Skip to content

Latest commit

 

History

History
24 lines (16 loc) · 4.97 KB

File metadata and controls

24 lines (16 loc) · 4.97 KB

Homework 5

Task 1: Understanding linkage disequilibrium (1 point)

High linkage disequilibrium (LD) between genetic variants means that it is challenging to identify which of the many associated variants is the causal variant. One way to quantify LD between two genetic variants is to calculate the square of the Pearson's correlation coefficient (r2). Based on the genotype data presented in the flow cytometry tutorial, estimate the number of genetic variants that are in high LD (r2 > 0.8) with the lead CD14 QTL variant (rs778587). In your report, include the code that you used to calculate LD as well es the number of genetic variants with r2 > 0.8 with rs778587.

Note that the flow cytometry data is in its own GitHub repository: https://github.com/kauralasoo/flow_cytomtery_genetics.

Task 2: Calculating empirical p-values (2 points)
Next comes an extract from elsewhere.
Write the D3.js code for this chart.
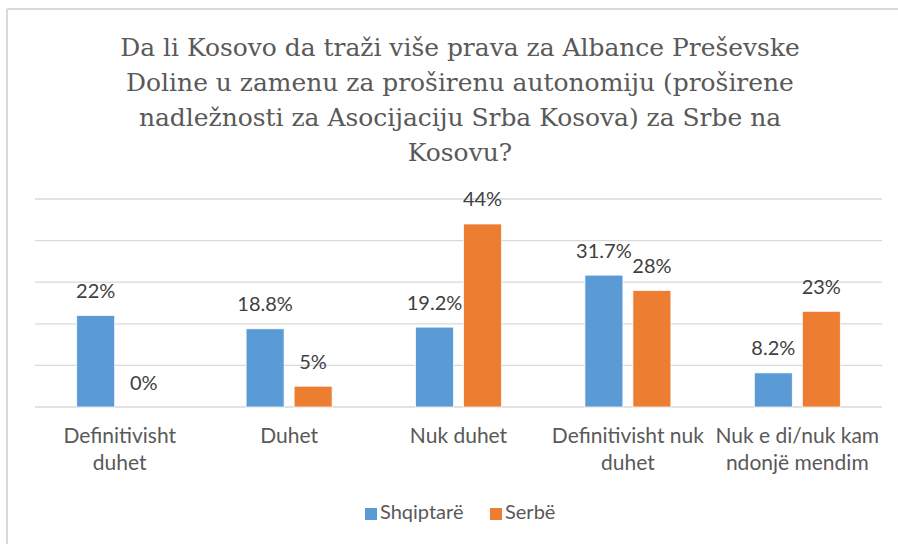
<!DOCTYPE html>
<html>
<head>
<meta charset="utf-8">
<script src="https://cdn.jsdelivr.net/npm/d3@7"></script>
<style>
  html, body { margin: 0; padding: 0; background: #ffffff; }
  svg { display: block; }
</style>
</head>
<body>
<svg id="chart" width="898" height="544"></svg>
<script>
// ---- data ----
const titleLines = [
  "Da li Kosovo da traži više prava za Albance Preševske",
  "Doline u zamenu za proširenu autonomiju (proširene",
  "nadležnosti za Asocijaciju Srba Kosova) za Srbe na",
  "Kosovu?"
];
const categories = [
  "Definitivisht duhet",
  "Duhet",
  "Nuk duhet",
  "Definitivisht nuk duhet",
  "Nuk e di/nuk kam ndonjë mendim"
];
const categoryLines = [
  ["Definitivisht", "duhet"],
  ["Duhet"],
  ["Nuk duhet"],
  ["Definitivisht nuk", "duhet"],
  ["Nuk e di/nuk kam", "ndonjë mendim"]
];
const seriesNames = ["Shqiptarë", "Serbë"];
const shqiptare = [22, 18.8, 19.2, 31.7, 8.2];
const serbe = [0, 5, 44, 28, 23];
const seriesValues = [shqiptare, serbe];
const colors = ["#5B9BD5", "#ED7D31"];
const yTicks = [0, 10, 20, 30, 40, 50];

// ---- layout ----
const svg = d3.select("#chart");
const plotLeft = 35, plotRight = 882, plotTop = 199, plotBottom = 407;

// frame (cropped chart border)
svg.append("line").attr("x1", 7).attr("x2", 898).attr("y1", 9).attr("y2", 9)
  .attr("stroke", "#d9d9d9").attr("stroke-width", 2);
svg.append("line").attr("x1", 7).attr("x2", 7).attr("y1", 9).attr("y2", 544)
  .attr("stroke", "#d9d9d9").attr("stroke-width", 2);

// title
const title = svg.append("text")
  .attr("text-anchor", "middle")
  .attr("fill", "#595959")
  .style("font-family", "'DejaVu Serif', serif")
  .style("font-size", "24px");
titleLines.forEach((t, i) => {
  title.append("tspan").attr("x", 460).attr("y", 56 + i * 35).text(t);
});
// fit title width to the reference line width
const firstLen = title.select("tspan").node().getComputedTextLength();
title.style("font-size", (24 * 680 / firstLen) + "px");

// scales
const x0 = d3.scaleBand().domain(categories).range([plotLeft, plotRight]);
const groupW = 86;
const x1 = d3.scaleBand().domain(seriesNames).range([0, groupW]).paddingInner(10 / 48);
const y = d3.scaleLinear().domain([0, 50]).range([plotBottom, plotTop]);

// gridlines
svg.append("g").selectAll("line").data(yTicks).join("line")
  .attr("x1", plotLeft).attr("x2", plotRight)
  .attr("y1", d => y(d)).attr("y2", d => y(d))
  .attr("stroke", "#d9d9d9").attr("stroke-width", 1.3);

// bars
const rows = [];
categories.forEach((c, i) => {
  seriesNames.forEach((s, j) => {
    rows.push({ cat: c, series: s, value: seriesValues[j][i], color: colors[j] });
  });
});
const gx = c => x0(c) + (x0.bandwidth() - groupW) / 2;

svg.append("g").selectAll("rect").data(rows.filter(d => d.value > 0)).join("rect")
  .attr("x", d => gx(d.cat) + x1(d.series))
  .attr("y", d => y(d.value))
  .attr("width", x1.bandwidth())
  .attr("height", d => y(0) - y(d.value))
  .attr("fill", d => d.color)
  .attr("stroke", "#ffffff").attr("stroke-width", 0.75);

// data labels
svg.append("g").selectAll("text").data(rows).join("text")
  .attr("x", d => gx(d.cat) + x1(d.series) + x1.bandwidth() / 2)
  .attr("y", d => y(d.value) - 17.5)
  .attr("text-anchor", "middle")
  .attr("fill", "#404040")
  .style("font-family", "Lato, sans-serif")
  .style("font-size", "20px")
  .text(d => d.value + "%");

// category labels
const catG = svg.append("g");
categories.forEach((c, i) => {
  const t = catG.append("text")
    .attr("text-anchor", "middle")
    .attr("fill", "#595959")
    .style("font-family", "Lato, sans-serif")
    .style("font-size", "21px");
  categoryLines[i].forEach((line, k) => {
    t.append("tspan").attr("x", x0(c) + x0.bandwidth() / 2).attr("y", 443 + k * 27).text(line);
  });
});

// legend
const legend = svg.append("g");
const legendItems = [{ x: 365 }, { x: 490 }];
seriesNames.forEach((s, j) => {
  legend.append("rect").attr("x", legendItems[j].x).attr("y", 508)
    .attr("width", 12).attr("height", 12).attr("fill", colors[j]);
  legend.append("text").attr("x", legendItems[j].x + 15).attr("y", 519)
    .attr("fill", "#595959")
    .style("font-family", "Lato, sans-serif")
    .style("font-size", "20px")
    .text(s);
});
</script>
</body>
</html>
One of the consequences of LD between genetic variants is that when we test associations between genetic variants and a phenotype, then it is difficult to accurately estimate how many independent tests are being performed. For example, in the CD14 tutorial, we tested the association between 541 genetic variants and CD14 expression. If the variants were all independent from each other, then we could use Bonferroni correction to correct for the number of test that we performed. However, as you can see from the Manhattan plot in the tutorial as well as from Task 1, many of the variants are in high LD with each other and therefore not independent. In this scenario, we could still use Bonferroni correction, but it is going to be over-conservation.

Alternatively, if we want to test if the smallest p-value observed in a region (such as in the region +/-200 kb from CD14 gene) is smaller than expected by chance, then instead of using Bonferroni correction, we can also use an empirical approach in which we permute the genotypes between individual multiple times, recalculate all correlations and then record the minimal p-value that we observed in the permuted data. By repeating this procedure multiple times (e.g. 100-10000), we can ask how often is the minimal p-value from permuted data smaller than than minimal p-value in our original dataset. If this is sufficiently rare then we conclude that our initial associations was statistically significant.

  1. Using the strategy described above, permute the labels (individuals) of the genotype dataset 100 times and redo the associations testing for CD14 expression using each of the permuted dataset. (HINT: runMatrixEQTL function has a permute flag that allows you to do that).
  2. From each permutation run, store the minimal association p-value across all tested variants. Finally, report report how often is the minimal p-value from the permutation runs smaller then the minimal p-value that you observed on the original dataset. Is the associations between CD14 cell surface expression rs778587 significant at 10% empirical FDR level?
  3. Repeat the same permutation analysis for CD16 and CD206 proteins. For both of these proteins, report how often is the minimal p-value from the permutation run smaller than the minimal p-value calculated on the original dataset. Are the associations that you detect for CD16 and CD206 statistically significant?

Task 3: Understanding the mechanism of the CD14 QTL (2 points)

There are many possible ways how a genetic variant could change protein cell surface expression. One possibility is that the genetic variant changes the expression of the gene at the mRNA level and this in turn influences how much protein is made. Alternatively, the genetic variant could directly regulate the rate of protein translation or its stability with no effect on the mRNA. Can you find out, which of these two mechanisms is more likely to be true in the case of CD14 and rs778587? You can find the read counts of the CD14 gene from the SummarizedExperiment object that you used in Homework 2. The genotypes for the rs778587 variant are available from here. Use the read counts from the naive condition only. You can use linear regression (lm function in R) to test for the association between CD14 gene expression and rs778587 variant, but do not forget that you need to transform the read counts first (using either log transformation or variance stabilising transformation). Alternatively, you can also use the DESeq2 package. Illustrate your conclusions with a boxplots of CD14 gene and protein expression stratified by the genotype of the rs778587 variant.